Sun, 17 Dec 2000 17:39:20 EST

  I think part of the problem talking about the concept of encouragement in
the Sudbury School model involves the dual meaning of the word "encourage".
The American Heritage Dictionary defines the word as follows: "1. To
inspire to continue on a chosen course; impart courage or confidence to;
embolden; hearten. 2. To give support to; foster." Looking at this melange
reveals two quite separate threads: One, the concept of "inspiring to
continue" and "fostering"; the other, the concept of "giving support to" and
"imparting confidence to".
  The first of these involves a pro-active role on the part of the outside
observer. Person A notices that Person B is setting out (often quite
tentatively) along a particular path, and Person A takes it upon him/herself
to "inspire" Person B to continue along that path, to foster a continuation
of the activity. This action on the part of Person A of necessity works to
undermine the independence of Person B in his/her quest, by mixing in Person
A's desires and motivations along with Person B's desires and motivations, so
that it is no longer completely clear whether Person B is pursuing the path
because of his/her own internal drive to do so, or also in order to please
Person B.
  This applies to people setting up schools, as well as to the relationship
between adults and students at established schools. If I hear about someone
thinking about starting a school, the last thing I want to do is intervene in
their internal dialogue and try to "inspire" them to proceed. They must feel
that this is their struggle, their ambition, their determination, and not in
any way the product of someone else's "fostering" or "inspiration."

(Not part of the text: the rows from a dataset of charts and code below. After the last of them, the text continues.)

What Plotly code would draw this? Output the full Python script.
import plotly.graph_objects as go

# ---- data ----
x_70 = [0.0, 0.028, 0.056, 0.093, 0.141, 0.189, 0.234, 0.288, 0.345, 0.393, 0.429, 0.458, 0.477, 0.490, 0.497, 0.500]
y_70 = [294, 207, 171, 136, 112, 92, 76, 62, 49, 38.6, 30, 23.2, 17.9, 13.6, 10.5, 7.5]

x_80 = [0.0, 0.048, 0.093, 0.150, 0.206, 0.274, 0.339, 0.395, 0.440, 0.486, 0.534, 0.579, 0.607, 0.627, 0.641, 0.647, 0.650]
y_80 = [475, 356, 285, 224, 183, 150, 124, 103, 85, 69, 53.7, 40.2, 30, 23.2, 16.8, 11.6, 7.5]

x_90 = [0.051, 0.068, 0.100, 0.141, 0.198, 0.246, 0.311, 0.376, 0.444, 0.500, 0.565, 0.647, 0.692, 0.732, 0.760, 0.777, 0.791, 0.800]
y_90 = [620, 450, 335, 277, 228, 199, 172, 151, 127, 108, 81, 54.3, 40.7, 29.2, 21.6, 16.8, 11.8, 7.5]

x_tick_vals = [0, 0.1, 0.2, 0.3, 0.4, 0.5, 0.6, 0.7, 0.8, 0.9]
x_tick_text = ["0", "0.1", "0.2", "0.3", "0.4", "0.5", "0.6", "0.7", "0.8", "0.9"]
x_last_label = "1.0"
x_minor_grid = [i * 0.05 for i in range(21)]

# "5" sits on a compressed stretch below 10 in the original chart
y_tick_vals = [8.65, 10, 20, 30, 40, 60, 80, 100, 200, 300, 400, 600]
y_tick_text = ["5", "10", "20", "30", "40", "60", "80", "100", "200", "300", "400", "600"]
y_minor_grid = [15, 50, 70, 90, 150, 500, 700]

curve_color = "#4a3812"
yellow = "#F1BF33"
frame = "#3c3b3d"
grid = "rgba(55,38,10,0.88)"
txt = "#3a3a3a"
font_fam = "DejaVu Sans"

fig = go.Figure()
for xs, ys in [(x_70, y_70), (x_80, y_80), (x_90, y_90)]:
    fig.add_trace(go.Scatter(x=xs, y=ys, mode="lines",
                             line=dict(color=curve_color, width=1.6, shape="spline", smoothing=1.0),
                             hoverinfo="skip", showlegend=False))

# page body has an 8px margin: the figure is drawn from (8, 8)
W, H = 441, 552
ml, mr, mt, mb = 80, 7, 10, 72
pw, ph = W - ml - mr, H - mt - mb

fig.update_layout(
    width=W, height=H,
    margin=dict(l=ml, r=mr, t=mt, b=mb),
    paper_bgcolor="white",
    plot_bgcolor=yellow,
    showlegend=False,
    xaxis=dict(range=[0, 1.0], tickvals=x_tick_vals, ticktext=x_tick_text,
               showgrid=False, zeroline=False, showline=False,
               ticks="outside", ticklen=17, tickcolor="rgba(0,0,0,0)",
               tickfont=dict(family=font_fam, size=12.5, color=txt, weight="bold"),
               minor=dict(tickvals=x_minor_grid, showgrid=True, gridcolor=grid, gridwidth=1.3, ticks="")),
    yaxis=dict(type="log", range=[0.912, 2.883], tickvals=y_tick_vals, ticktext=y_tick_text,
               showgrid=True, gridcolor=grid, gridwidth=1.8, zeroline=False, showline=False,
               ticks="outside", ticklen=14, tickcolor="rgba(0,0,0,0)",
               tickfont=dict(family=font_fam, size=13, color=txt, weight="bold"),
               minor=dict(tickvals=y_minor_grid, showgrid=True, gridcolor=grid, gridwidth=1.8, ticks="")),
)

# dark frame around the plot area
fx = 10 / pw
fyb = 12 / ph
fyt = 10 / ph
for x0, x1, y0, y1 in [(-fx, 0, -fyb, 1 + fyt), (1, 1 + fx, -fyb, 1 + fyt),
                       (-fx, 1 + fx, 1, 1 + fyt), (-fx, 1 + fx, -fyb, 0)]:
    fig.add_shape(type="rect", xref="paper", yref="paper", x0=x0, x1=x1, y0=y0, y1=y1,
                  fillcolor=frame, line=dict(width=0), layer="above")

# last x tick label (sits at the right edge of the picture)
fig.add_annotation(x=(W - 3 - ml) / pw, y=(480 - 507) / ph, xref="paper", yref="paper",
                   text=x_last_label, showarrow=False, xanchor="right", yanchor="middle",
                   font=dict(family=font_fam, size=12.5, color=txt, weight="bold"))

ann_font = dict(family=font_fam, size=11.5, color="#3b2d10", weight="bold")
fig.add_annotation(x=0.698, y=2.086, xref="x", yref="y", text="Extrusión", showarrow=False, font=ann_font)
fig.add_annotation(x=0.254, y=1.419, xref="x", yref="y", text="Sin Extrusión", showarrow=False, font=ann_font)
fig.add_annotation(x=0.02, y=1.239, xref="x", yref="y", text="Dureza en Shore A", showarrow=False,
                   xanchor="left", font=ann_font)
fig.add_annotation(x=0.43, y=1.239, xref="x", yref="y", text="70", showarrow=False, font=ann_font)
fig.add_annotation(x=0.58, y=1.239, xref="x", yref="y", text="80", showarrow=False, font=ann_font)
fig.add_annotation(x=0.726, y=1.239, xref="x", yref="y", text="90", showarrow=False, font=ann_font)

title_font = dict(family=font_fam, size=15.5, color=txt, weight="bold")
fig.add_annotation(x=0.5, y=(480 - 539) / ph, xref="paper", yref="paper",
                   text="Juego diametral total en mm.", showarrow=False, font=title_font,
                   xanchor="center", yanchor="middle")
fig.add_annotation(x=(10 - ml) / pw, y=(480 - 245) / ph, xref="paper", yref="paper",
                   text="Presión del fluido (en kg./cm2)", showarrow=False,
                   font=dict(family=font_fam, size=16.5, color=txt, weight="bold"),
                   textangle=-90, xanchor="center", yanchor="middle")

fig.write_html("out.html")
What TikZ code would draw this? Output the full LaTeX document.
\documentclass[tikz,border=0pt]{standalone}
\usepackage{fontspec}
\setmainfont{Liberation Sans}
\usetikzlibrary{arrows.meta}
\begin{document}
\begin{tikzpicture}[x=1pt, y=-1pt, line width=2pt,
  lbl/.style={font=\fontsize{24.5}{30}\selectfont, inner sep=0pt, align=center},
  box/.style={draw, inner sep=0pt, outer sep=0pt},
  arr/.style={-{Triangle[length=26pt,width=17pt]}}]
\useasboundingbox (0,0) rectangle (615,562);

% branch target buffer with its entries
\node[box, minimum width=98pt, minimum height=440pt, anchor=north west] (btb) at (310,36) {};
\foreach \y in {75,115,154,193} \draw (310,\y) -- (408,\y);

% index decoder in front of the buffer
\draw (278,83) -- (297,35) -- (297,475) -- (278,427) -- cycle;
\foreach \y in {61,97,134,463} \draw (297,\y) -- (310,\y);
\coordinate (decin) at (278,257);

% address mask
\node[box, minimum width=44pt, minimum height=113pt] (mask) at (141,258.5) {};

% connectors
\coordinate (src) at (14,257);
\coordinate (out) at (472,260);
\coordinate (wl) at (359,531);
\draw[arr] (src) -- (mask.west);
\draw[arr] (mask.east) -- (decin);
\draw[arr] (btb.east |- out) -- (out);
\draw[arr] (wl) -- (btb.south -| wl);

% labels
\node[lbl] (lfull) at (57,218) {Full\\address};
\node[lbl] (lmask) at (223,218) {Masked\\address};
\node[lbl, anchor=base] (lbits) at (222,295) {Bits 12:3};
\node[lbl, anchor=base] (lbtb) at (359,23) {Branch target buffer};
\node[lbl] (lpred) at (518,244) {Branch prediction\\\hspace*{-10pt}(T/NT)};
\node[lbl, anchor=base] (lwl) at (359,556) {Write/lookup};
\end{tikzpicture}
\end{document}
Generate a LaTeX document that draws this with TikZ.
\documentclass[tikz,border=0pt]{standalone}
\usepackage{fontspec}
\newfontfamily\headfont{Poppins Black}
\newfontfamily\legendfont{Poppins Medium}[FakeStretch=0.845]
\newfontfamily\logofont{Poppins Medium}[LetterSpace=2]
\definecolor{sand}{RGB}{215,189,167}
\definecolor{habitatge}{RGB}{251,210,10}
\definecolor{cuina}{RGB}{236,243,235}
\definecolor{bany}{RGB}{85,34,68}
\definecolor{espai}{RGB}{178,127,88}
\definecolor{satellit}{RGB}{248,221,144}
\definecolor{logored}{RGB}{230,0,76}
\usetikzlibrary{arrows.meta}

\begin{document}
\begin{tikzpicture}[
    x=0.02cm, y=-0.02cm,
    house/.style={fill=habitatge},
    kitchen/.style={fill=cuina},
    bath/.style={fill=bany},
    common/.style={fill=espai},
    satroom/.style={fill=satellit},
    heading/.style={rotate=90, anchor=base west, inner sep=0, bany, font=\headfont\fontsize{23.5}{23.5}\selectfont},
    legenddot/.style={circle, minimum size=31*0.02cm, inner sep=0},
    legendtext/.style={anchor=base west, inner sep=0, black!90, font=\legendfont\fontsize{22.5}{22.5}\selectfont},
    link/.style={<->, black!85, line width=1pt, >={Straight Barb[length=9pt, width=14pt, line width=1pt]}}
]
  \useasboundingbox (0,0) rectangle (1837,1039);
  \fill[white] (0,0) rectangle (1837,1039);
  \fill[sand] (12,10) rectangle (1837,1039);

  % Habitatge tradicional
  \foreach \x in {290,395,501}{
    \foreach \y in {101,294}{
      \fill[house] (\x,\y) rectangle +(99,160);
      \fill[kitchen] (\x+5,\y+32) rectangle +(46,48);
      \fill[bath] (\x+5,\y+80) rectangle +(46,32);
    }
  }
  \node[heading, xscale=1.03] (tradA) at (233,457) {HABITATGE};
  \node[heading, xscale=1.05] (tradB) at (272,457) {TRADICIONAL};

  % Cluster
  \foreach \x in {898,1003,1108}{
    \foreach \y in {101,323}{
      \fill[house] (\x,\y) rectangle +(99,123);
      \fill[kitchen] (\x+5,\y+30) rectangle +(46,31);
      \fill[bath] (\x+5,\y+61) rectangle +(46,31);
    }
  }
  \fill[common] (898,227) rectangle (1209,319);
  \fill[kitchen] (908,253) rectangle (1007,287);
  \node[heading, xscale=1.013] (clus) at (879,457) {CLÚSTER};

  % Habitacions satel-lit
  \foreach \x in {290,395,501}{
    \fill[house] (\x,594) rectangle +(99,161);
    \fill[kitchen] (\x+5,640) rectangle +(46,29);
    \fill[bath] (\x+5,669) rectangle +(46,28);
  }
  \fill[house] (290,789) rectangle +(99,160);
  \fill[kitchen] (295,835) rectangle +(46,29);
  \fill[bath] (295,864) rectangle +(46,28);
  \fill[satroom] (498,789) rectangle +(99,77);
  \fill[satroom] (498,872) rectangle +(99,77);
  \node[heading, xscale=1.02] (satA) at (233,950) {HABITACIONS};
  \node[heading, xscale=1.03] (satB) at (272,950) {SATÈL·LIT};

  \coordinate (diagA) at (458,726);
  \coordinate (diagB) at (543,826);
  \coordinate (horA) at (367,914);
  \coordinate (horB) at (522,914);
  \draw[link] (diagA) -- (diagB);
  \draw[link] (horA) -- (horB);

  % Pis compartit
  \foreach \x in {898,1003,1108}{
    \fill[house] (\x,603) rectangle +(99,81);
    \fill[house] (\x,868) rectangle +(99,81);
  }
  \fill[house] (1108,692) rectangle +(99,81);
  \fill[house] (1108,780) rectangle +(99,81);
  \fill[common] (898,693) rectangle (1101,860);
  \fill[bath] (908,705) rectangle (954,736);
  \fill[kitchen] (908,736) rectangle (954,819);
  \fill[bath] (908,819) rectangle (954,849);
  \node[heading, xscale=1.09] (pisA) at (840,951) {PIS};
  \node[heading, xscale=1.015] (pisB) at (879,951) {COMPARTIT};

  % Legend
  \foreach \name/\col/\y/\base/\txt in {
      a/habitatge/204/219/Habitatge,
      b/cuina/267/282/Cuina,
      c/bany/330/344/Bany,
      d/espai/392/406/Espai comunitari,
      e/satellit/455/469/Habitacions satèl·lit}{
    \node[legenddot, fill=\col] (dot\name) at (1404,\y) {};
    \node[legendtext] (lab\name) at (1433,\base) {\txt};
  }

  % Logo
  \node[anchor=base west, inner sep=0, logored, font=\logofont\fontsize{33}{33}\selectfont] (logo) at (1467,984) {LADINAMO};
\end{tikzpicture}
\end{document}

Similarly, if I see a child in school beginning to show an interest in some
activity, I will never look for ways to "inspire" that child to look further
into the activity or subject.
  On the other hand, the alternative meaning of "encourage" - "to give
support" - is an altogether different story. There, the role of the outside
observer is passive relative to the activity itself, but active relative to
the emotional and intellectual needs, explicitly expressed, of the person
commencing his/her activity. This posture avoids any internal conflict on
the part of that person surrounding the key question of whose needs and
desires are being met and pursued.
  Again, reverting to the examples you brought up, if I see a person thinking
about starting a school, I am happy to say to that person, "If you proceed,
I'll do everything reasonably in my power to help you when you want help."
The same goes for a student. The initiative is left entirely to the person
launching the activity, and the role of the compassionate and caring outside
observer is to be willingly available to give support, to "impart courage",
to "embolden".
   Because both meanings are mixed together in the word "encourage", it can
be said that I personally am both in favor of, and opposed to, encouragement
relative to the Sudbury model. I am afraid that this confusion can only be
eliminated by choosing a better word than "encourage" to describe my stance.
   I hope that this will encourage you one way or another!